### Written problem:
Produce a word-for-word copy of the listing below without its pictures.

### Source data:
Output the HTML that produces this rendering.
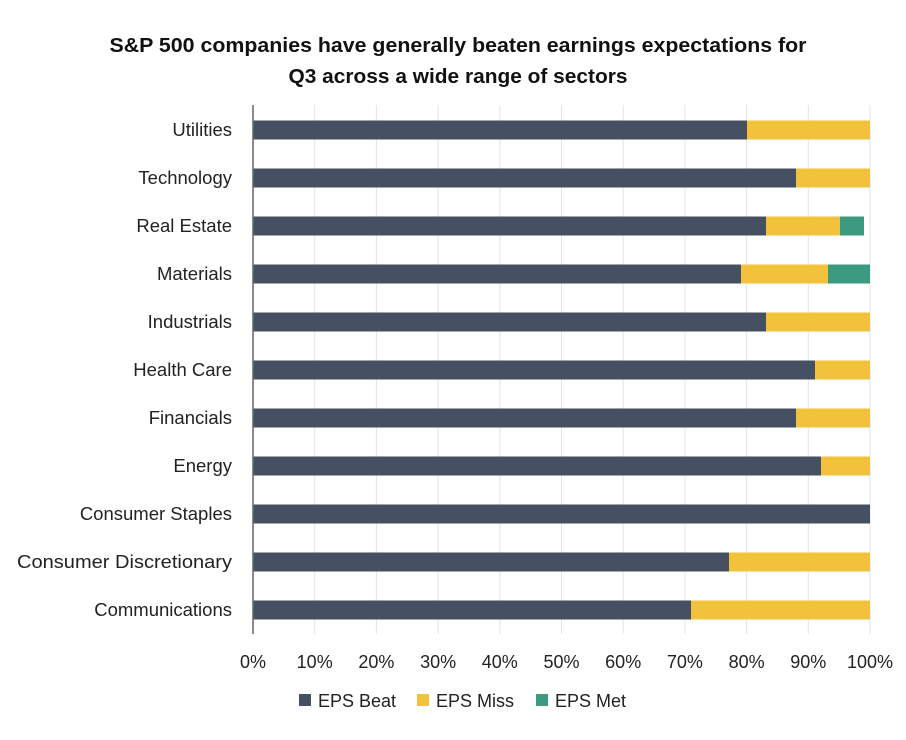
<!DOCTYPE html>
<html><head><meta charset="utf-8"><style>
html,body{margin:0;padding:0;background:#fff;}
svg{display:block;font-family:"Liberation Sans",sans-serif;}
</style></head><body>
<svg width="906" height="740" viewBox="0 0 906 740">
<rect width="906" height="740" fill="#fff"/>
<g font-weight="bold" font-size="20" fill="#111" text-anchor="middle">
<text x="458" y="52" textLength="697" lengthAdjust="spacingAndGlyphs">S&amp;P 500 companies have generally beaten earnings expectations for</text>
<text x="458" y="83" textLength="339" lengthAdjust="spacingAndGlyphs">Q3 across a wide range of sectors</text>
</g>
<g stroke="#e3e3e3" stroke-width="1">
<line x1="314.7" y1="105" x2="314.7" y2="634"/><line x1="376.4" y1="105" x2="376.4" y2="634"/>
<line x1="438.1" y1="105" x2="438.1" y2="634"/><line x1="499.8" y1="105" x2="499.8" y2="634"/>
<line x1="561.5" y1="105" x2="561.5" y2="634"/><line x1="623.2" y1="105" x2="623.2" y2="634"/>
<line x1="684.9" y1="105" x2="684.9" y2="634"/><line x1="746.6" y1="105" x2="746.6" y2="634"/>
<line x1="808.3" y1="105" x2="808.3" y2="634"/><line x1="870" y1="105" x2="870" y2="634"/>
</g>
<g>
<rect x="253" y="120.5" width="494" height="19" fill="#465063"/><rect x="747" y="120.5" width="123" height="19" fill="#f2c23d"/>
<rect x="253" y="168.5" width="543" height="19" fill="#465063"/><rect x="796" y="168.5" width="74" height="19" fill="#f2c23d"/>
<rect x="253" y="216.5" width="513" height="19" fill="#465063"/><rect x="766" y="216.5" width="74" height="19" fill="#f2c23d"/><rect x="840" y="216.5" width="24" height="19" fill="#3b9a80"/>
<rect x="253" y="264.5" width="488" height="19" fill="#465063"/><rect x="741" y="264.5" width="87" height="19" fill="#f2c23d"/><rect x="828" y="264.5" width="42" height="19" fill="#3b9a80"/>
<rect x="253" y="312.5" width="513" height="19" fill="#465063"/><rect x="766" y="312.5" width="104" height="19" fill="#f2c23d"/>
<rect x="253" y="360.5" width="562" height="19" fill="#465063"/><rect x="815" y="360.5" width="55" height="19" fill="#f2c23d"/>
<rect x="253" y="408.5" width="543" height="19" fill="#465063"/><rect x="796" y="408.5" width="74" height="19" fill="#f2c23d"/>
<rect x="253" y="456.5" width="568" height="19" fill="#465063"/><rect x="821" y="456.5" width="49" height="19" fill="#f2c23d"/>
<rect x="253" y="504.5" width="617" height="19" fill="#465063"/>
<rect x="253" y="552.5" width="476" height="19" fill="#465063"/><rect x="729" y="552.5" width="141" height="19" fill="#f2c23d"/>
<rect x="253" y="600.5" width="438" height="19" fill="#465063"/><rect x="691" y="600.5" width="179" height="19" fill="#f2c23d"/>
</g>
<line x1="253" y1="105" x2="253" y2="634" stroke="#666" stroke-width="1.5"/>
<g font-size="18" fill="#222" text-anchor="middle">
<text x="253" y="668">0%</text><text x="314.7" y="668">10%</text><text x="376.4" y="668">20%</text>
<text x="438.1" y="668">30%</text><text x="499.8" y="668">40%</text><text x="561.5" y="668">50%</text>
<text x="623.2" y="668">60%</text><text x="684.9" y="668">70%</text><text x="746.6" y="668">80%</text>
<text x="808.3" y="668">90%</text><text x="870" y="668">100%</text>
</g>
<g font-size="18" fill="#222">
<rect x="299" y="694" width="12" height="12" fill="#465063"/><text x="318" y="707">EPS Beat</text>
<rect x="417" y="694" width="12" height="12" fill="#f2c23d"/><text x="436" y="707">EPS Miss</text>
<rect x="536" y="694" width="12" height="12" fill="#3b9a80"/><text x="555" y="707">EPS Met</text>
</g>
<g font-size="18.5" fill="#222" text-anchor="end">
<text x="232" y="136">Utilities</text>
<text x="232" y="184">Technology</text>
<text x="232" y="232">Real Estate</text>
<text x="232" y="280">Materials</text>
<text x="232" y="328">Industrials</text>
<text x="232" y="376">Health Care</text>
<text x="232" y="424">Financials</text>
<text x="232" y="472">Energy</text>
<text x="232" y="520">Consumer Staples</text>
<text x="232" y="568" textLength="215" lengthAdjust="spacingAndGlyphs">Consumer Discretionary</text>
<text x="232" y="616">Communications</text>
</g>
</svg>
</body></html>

### Answer:
Output the HTML that produces this rendering.
<!DOCTYPE html>
<html><head><meta charset="utf-8"><style>
html,body{margin:0;padding:0;background:#fff;}
svg{display:block;font-family:"Liberation Sans",sans-serif;}
</style></head><body>
<svg width="906" height="740" viewBox="0 0 906 740">
<rect width="906" height="740" fill="#fff"/>
<g font-weight="bold" font-size="20" fill="#111" text-anchor="middle">
<text x="458" y="52" textLength="697" lengthAdjust="spacingAndGlyphs">S&amp;P 500 companies have generally beaten earnings expectations for</text>
<text x="458" y="83" textLength="339" lengthAdjust="spacingAndGlyphs">Q3 across a wide range of sectors</text>
</g>
<g stroke="#e3e3e3" stroke-width="1">
<line x1="314.7" y1="105" x2="314.7" y2="634"/><line x1="376.4" y1="105" x2="376.4" y2="634"/>
<line x1="438.1" y1="105" x2="438.1" y2="634"/><line x1="499.8" y1="105" x2="499.8" y2="634"/>
<line x1="561.5" y1="105" x2="561.5" y2="634"/><line x1="623.2" y1="105" x2="623.2" y2="634"/>
<line x1="684.9" y1="105" x2="684.9" y2="634"/><line x1="746.6" y1="105" x2="746.6" y2="634"/>
<line x1="808.3" y1="105" x2="808.3" y2="634"/><line x1="870" y1="105" x2="870" y2="634"/>
</g>
<g>
<rect x="253" y="120.5" width="494" height="19" fill="#465063"/><rect x="747" y="120.5" width="123" height="19" fill="#f2c23d"/>
<rect x="253" y="168.5" width="543" height="19" fill="#465063"/><rect x="796" y="168.5" width="74" height="19" fill="#f2c23d"/>
<rect x="253" y="216.5" width="513" height="19" fill="#465063"/><rect x="766" y="216.5" width="74" height="19" fill="#f2c23d"/><rect x="840" y="216.5" width="24" height="19" fill="#3b9a80"/>
<rect x="253" y="264.5" width="488" height="19" fill="#465063"/><rect x="741" y="264.5" width="87" height="19" fill="#f2c23d"/><rect x="828" y="264.5" width="42" height="19" fill="#3b9a80"/>
<rect x="253" y="312.5" width="513" height="19" fill="#465063"/><rect x="766" y="312.5" width="104" height="19" fill="#f2c23d"/>
<rect x="253" y="360.5" width="562" height="19" fill="#465063"/><rect x="815" y="360.5" width="55" height="19" fill="#f2c23d"/>
<rect x="253" y="408.5" width="543" height="19" fill="#465063"/><rect x="796" y="408.5" width="74" height="19" fill="#f2c23d"/>
<rect x="253" y="456.5" width="568" height="19" fill="#465063"/><rect x="821" y="456.5" width="49" height="19" fill="#f2c23d"/>
<rect x="253" y="504.5" width="617" height="19" fill="#465063"/>
<rect x="253" y="552.5" width="476" height="19" fill="#465063"/><rect x="729" y="552.5" width="141" height="19" fill="#f2c23d"/>
<rect x="253" y="600.5" width="438" height="19" fill="#465063"/><rect x="691" y="600.5" width="179" height="19" fill="#f2c23d"/>
</g>
<line x1="253" y1="105" x2="253" y2="634" stroke="#666" stroke-width="1.5"/>
<g font-size="18" fill="#222" text-anchor="middle">
<text x="253" y="668">0%</text><text x="314.7" y="668">10%</text><text x="376.4" y="668">20%</text>
<text x="438.1" y="668">30%</text><text x="499.8" y="668">40%</text><text x="561.5" y="668">50%</text>
<text x="623.2" y="668">60%</text><text x="684.9" y="668">70%</text><text x="746.6" y="668">80%</text>
<text x="808.3" y="668">90%</text><text x="870" y="668">100%</text>
</g>
<g font-size="18" fill="#222">
<rect x="299" y="694" width="12" height="12" fill="#465063"/><text x="318" y="707">EPS Beat</text>
<rect x="417" y="694" width="12" height="12" fill="#f2c23d"/><text x="436" y="707">EPS Miss</text>
<rect x="536" y="694" width="12" height="12" fill="#3b9a80"/><text x="555" y="707">EPS Met</text>
</g>
<g font-size="18.5" fill="#222" text-anchor="end">
<text x="232" y="136">Utilities</text>
<text x="232" y="184">Technology</text>
<text x="232" y="232">Real Estate</text>
<text x="232" y="280">Materials</text>
<text x="232" y="328">Industrials</text>
<text x="232" y="376">Health Care</text>
<text x="232" y="424">Financials</text>
<text x="232" y="472">Energy</text>
<text x="232" y="520">Consumer Staples</text>
<text x="232" y="568" textLength="215" lengthAdjust="spacingAndGlyphs">Consumer Discretionary</text>
<text x="232" y="616">Communications</text>
</g>
</svg>
</body></html>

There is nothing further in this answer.